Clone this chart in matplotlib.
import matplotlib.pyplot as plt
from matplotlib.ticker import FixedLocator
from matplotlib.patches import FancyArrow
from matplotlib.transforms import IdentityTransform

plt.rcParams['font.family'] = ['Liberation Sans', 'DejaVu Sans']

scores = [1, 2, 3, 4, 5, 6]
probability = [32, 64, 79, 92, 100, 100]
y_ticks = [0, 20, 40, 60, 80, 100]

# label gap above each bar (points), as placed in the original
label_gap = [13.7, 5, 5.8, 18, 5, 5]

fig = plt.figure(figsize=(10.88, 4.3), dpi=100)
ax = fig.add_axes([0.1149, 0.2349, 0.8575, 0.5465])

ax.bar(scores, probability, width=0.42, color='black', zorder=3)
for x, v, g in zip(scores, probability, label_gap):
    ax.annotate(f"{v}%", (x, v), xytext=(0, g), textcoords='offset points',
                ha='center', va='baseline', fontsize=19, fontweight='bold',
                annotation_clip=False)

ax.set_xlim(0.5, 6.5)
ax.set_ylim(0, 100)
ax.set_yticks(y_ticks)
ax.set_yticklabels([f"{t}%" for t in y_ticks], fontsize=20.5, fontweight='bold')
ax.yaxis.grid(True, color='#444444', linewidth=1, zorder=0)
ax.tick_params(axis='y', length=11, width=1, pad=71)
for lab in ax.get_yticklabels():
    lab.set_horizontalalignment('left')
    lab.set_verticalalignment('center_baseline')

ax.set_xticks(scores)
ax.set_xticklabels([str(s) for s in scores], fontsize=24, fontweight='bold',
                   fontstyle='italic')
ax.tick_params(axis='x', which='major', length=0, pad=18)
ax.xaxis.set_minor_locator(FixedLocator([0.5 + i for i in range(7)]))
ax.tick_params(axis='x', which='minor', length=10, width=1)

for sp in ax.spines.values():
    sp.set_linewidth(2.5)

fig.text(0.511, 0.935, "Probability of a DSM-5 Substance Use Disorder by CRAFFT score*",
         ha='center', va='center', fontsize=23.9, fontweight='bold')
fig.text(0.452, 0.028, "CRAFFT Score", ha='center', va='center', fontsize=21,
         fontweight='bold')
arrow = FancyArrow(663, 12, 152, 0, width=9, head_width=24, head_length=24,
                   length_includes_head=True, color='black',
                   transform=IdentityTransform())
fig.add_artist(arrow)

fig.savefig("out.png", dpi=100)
***
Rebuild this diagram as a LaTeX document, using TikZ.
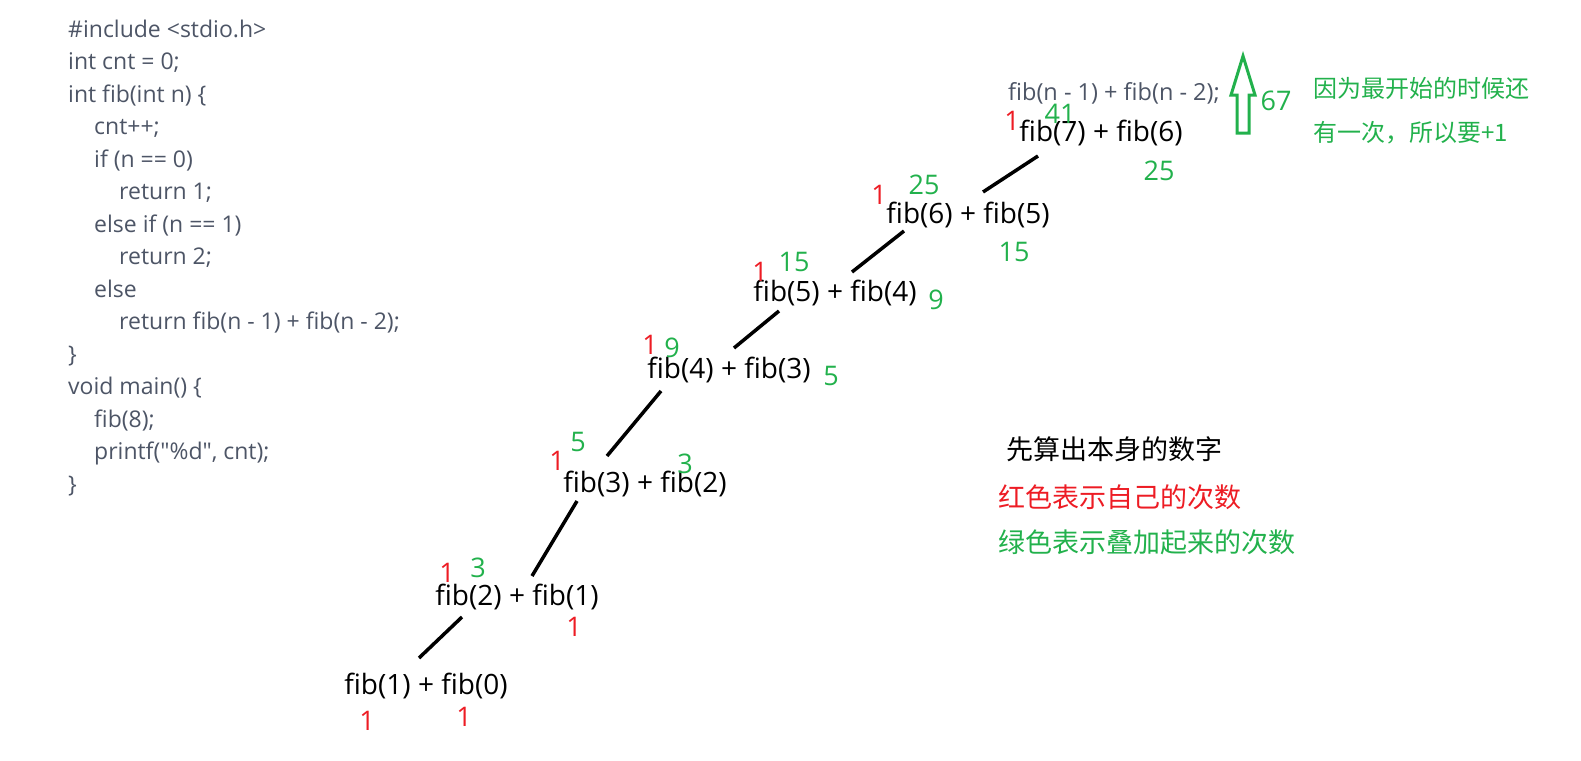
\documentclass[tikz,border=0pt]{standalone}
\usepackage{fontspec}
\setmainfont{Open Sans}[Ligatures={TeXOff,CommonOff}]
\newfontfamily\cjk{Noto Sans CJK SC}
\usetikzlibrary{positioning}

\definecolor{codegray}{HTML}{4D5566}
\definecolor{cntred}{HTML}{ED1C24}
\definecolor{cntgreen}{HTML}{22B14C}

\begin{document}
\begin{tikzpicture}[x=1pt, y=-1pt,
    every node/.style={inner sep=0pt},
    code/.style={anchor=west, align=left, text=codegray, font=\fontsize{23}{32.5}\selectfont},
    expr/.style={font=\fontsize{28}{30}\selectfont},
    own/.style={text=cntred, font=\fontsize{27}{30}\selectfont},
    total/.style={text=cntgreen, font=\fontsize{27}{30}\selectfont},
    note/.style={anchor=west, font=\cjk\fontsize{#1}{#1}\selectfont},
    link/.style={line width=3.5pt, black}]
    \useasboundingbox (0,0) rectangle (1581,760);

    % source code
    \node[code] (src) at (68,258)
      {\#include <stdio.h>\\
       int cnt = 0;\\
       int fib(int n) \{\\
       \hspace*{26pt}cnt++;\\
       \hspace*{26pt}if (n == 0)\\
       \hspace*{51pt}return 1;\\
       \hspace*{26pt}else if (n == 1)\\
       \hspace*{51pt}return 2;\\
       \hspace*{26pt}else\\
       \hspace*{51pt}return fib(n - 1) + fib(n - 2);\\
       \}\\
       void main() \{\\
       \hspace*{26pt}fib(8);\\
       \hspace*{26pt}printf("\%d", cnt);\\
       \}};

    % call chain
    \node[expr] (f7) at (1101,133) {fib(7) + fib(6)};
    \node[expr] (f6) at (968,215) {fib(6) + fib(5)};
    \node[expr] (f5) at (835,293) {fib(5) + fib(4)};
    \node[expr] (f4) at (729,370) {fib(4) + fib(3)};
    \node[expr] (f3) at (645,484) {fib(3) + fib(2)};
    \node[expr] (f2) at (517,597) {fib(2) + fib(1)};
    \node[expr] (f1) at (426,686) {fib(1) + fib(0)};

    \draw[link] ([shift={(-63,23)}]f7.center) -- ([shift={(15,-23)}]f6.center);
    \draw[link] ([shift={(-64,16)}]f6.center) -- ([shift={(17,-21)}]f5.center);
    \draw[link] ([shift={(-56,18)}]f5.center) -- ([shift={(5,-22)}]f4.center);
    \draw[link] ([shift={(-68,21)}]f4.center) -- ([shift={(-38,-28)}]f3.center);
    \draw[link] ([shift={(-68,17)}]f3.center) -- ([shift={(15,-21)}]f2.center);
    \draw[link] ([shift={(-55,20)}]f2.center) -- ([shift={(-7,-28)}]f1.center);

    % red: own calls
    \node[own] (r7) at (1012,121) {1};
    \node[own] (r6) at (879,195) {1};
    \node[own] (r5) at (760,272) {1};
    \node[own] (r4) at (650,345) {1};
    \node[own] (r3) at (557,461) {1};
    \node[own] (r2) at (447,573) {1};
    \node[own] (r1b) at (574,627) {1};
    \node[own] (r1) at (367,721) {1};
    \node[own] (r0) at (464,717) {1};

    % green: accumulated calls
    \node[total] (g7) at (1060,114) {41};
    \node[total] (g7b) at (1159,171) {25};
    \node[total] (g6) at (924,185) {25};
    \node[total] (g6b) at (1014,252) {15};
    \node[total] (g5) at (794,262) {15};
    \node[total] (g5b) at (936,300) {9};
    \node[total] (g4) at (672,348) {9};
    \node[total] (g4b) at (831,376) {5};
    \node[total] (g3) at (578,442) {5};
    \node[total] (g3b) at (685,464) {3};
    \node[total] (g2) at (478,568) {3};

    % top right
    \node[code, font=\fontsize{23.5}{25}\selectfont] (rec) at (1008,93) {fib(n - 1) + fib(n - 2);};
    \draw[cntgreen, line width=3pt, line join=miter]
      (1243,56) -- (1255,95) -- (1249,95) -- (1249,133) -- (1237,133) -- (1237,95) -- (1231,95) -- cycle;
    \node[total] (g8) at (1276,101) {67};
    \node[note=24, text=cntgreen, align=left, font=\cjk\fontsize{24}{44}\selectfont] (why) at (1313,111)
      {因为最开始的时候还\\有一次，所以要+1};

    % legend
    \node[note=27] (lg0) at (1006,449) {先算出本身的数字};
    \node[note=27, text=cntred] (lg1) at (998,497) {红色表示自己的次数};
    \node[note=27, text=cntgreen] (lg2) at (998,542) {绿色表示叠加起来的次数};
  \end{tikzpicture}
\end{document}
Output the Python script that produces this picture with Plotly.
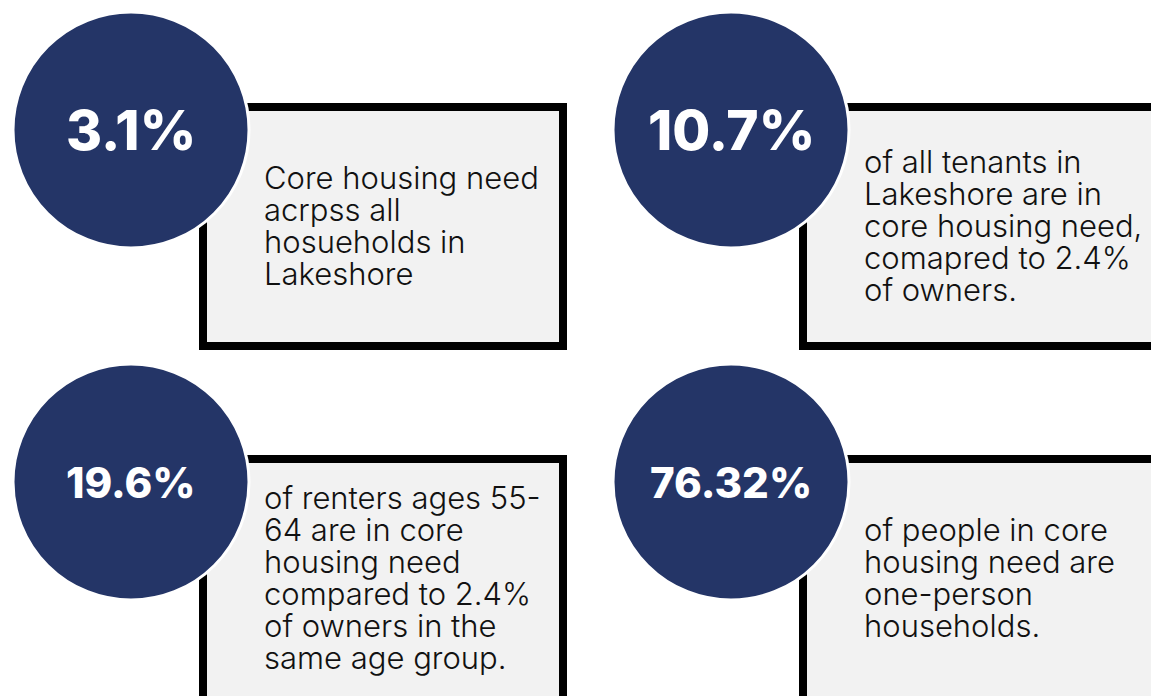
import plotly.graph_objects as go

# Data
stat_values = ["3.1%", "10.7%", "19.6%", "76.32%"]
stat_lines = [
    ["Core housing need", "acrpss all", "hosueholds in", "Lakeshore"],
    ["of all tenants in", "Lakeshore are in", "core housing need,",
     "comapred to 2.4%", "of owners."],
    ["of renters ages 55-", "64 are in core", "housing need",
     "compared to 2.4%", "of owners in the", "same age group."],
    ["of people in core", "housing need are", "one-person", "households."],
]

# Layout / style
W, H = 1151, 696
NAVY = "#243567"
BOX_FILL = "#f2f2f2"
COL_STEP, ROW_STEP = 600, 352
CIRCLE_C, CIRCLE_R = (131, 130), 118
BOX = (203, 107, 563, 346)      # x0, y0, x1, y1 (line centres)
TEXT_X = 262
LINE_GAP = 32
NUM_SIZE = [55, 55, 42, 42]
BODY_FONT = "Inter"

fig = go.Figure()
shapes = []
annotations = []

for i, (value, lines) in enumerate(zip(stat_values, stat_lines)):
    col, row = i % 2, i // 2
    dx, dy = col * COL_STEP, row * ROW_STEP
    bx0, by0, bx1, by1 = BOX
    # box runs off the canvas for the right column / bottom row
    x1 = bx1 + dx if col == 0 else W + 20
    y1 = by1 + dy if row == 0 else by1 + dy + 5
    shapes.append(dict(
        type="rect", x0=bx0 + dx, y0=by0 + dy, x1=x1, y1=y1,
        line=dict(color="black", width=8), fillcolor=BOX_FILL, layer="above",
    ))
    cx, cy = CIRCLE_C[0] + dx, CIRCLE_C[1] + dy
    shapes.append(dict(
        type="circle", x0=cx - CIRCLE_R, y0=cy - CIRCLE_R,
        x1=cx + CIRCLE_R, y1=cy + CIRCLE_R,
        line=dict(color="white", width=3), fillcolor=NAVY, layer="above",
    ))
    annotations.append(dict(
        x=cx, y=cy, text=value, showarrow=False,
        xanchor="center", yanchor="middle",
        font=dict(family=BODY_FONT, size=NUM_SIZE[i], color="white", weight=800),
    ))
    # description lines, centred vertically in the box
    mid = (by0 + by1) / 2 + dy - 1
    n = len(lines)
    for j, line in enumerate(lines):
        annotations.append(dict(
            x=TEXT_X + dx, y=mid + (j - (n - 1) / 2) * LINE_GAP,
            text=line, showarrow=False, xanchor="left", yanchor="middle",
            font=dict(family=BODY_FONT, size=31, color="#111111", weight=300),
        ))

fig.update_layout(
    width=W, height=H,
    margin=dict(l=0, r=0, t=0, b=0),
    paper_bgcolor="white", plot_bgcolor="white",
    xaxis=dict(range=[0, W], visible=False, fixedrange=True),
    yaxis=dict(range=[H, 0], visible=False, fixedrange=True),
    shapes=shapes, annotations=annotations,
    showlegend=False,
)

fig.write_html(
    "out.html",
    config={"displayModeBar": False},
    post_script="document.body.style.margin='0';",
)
***
_Task brief_
What is wanted is an exact copy of the lines from the line containing "Clone this chart in matplotlib." to the line containing "sp.set_linewidth(2.5)", both lines included, and of no other line.

_Response_
Clone this chart in matplotlib.
import matplotlib.pyplot as plt
from matplotlib.ticker import FixedLocator
from matplotlib.patches import FancyArrow
from matplotlib.transforms import IdentityTransform

plt.rcParams['font.family'] = ['Liberation Sans', 'DejaVu Sans']

scores = [1, 2, 3, 4, 5, 6]
probability = [32, 64, 79, 92, 100, 100]
y_ticks = [0, 20, 40, 60, 80, 100]

# label gap above each bar (points), as placed in the original
label_gap = [13.7, 5, 5.8, 18, 5, 5]

fig = plt.figure(figsize=(10.88, 4.3), dpi=100)
ax = fig.add_axes([0.1149, 0.2349, 0.8575, 0.5465])

ax.bar(scores, probability, width=0.42, color='black', zorder=3)
for x, v, g in zip(scores, probability, label_gap):
    ax.annotate(f"{v}%", (x, v), xytext=(0, g), textcoords='offset points',
                ha='center', va='baseline', fontsize=19, fontweight='bold',
                annotation_clip=False)

ax.set_xlim(0.5, 6.5)
ax.set_ylim(0, 100)
ax.set_yticks(y_ticks)
ax.set_yticklabels([f"{t}%" for t in y_ticks], fontsize=20.5, fontweight='bold')
ax.yaxis.grid(True, color='#444444', linewidth=1, zorder=0)
ax.tick_params(axis='y', length=11, width=1, pad=71)
for lab in ax.get_yticklabels():
    lab.set_horizontalalignment('left')
    lab.set_verticalalignment('center_baseline')

ax.set_xticks(scores)
ax.set_xticklabels([str(s) for s in scores], fontsize=24, fontweight='bold',
                   fontstyle='italic')
ax.tick_params(axis='x', which='major', length=0, pad=18)
ax.xaxis.set_minor_locator(FixedLocator([0.5 + i for i in range(7)]))
ax.tick_params(axis='x', which='minor', length=10, width=1)

for sp in ax.spines.values():
    sp.set_linewidth(2.5)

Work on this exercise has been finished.